Его не оставляла мысль вернуться в Верховню. Ну что ему делать в Париже? Две его кормилицы - литература и театр - теперь плохо питают его, к тому же он не желает быть гражданином Республики. Пока Ламартин состоит министром, нетрудно будет получить заграничный паспорт. Но до отъезда необходимо расплатиться с долгами. Где найти денег? Ему предложили возобновить постановку когда-то запрещенного "Вотрена", однако предложение сопровождалось бесчестными, по мнению Бальзака, требованиями - чтобы актер Фредерик Леметр передразнивал низложенного короля. "Это гнусно, и я не соглашусь на это даже за восемьдесят тысяч франков". Но вот маленькая удача в его жизни: Луиза де Бреньоль, именовавшаяся "дрянью", вышла замуж, но не за скульптора Эльшота, а за богатого промышленника Шарля-Исидора Сего - неожиданный брак, обращавший эту интриганку в невестку пэра Франции! "Не сошел ли с ума этот человек?
– пишет Ганской Бальзак... Какая, однако, удача! Она дает мне уверенность, что уж теперь эта оса не ужалит моего дорогого волчишку!.." Можно было надеяться, что, после того как Луиза де Бреньоль сделала такую хорошую партию и стала светской дамой, она больше не будет заниматься шантажом и вернет наконец последние из украденных ею писем.
Резкие повороты парижской жизни поражают своей внезапностью. Уже в начале марта Жирардены дали блестящий вечер. Вокруг Бальзака все - и буржуа и финансисты - спекулировали, покупали по низкой цене земельные участки и дома. Денежные люди - все игроки, они всегда верят, что следующий кон принесет им удачу: "Так как Республика не продержится больше трех лет (это самый долгий срок), надо постараться не упустить выгодных случаев... У нас неизбежно будет какой-нибудь диктатор или диктатура, и мы возвратимся к монархии, лицемерно именуемой конституционной..." - писал Бальзак Ганской. Но пока что нужно было найти себе работу.
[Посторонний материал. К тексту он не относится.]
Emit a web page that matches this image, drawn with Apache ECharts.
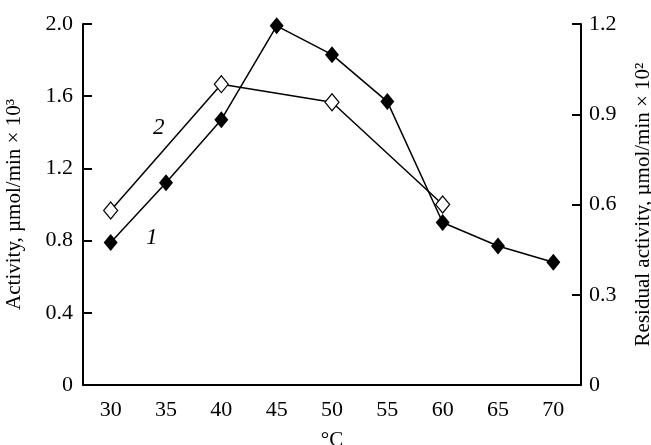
<!DOCTYPE html>
<html><head><meta charset="utf-8">
<script src="https://cdn.jsdelivr.net/npm/echarts@6/dist/echarts.min.js"></script>
<style>body{margin:0}#c{width:651px;height:445px}</style></head>
<body><div id="c"></div>
<script>
var temps = ['30', '35', '40', '45', '50', '55', '60', '65', '70'];
var activity = [0.79, 1.12, 1.47, 1.99, 1.83, 1.57, 0.90, 0.77, 0.68];
var residual = [0.58, null, 1.0, null, 0.94, null, 0.6, null, null];

var font = '"Liberation Serif"';
var txt = {fontFamily: font, fontSize: 22, color: '#000'};
var nameTxt = {fontFamily: font, fontSize: 21, color: '#000'};
function fmt(v) { return v === 0 ? '0' : v.toFixed(1); }
var chart = echarts.init(document.getElementById('c'));
chart.setOption({
    animation: false,
    grid: {left: 83, right: 70, top: 24, bottom: 60, outerBoundsMode: 'none', containLabel: false},
    xAxis: {
        type: 'category', data: temps, boundaryGap: true,
        name: '°C', nameLocation: 'middle', nameGap: 45, nameTextStyle: nameTxt,
        axisLine: {lineStyle: {color: '#000', width: 2}},
        axisTick: {inside: true, length: 9, lineStyle: {color: '#000', width: 2}},
        axisLabel: Object.assign({margin: 14}, txt),
        splitLine: {show: false}
    },
    yAxis: [{
        type: 'value', min: 0, max: 2.0, interval: 0.4,
        name: 'Activity, µmol/min × 10³', nameLocation: 'middle', nameGap: 58, nameTextStyle: nameTxt,
        axisLine: {show: true, lineStyle: {color: '#000', width: 2}},
        axisTick: {show: true, inside: true, length: 9, lineStyle: {color: '#000', width: 2}},
        axisLabel: Object.assign({margin: 10, formatter: fmt}, txt),
        splitLine: {show: false}
    }, {
        type: 'value', min: 0, max: 1.2, interval: 0.3,
        name: 'Residual activity, µmol/min × 10²', nameLocation: 'middle', nameGap: 52,
        nameRotate: 90, nameTextStyle: nameTxt,
        axisLine: {show: true, lineStyle: {color: '#000', width: 2}},
        axisTick: {show: true, inside: true, length: 9, lineStyle: {color: '#000', width: 2}},
        axisLabel: Object.assign({margin: 8, formatter: fmt}, txt),
        splitLine: {show: false}
    }],
    series: [{
        type: 'line', yAxisIndex: 0, data: activity,
        symbol: 'diamond', symbolSize: [14, 17],
        itemStyle: {color: '#000'}, lineStyle: {color: '#000', width: 1.5}
    }, {
        type: 'line', yAxisIndex: 1, data: residual, connectNulls: true,
        symbol: 'diamond', symbolSize: [14, 17],
        itemStyle: {color: '#fff', borderColor: '#000', borderWidth: 1.2},
        lineStyle: {color: '#000', width: 1.5}
    }],
    graphic: [
        {type: 'text', left: 146, top: 226, style: {text: '1', font: 'italic 23px "Liberation Serif"', fill: '#000'}},
        {type: 'text', left: 153, top: 116, style: {text: '2', font: 'italic 23px "Liberation Serif"', fill: '#000'}}
    ]
});
</script></body></html>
Возрождалась надежда на театр. Мари Дорваль искала пьесу для Театр-Историк, где руководителем был Гоштейн. У Бальзака лежали в его папках наброски драмы "Мачеха", которая подошла бы театру, и автор мог быстро ее дописать. В издательском деле и книжной торговле был застой, театр оставался последней надеждой, а Бальзак переживал такую полосу безденежья, что приготовленное на обед жаркое приказывал растянуть на целую неделю.
Госпоже Ганской:
"Чувствую, как постарел. Работать становится трудно, в светильнике остается немного масла, лишь бы он в силах был осветить последние рукописи, которые я собираюсь завершить. Пять-шесть пьес для театра все могут уладить, а мозг мой еще достаточно живо работает, чтобы я мог их написать. Но последние вещи я пишу со слезами - это моя прощальная дань. Да, я уже больше не жду для себя ничего хорошего... Есть люди, которые словно созданы для того, чтобы знать в жизни только горести, тогда как другим все улыбается. Но я смиряюсь. Благодарю вас, благодарю Господа Бога за все счастье, которое вы мне подарили".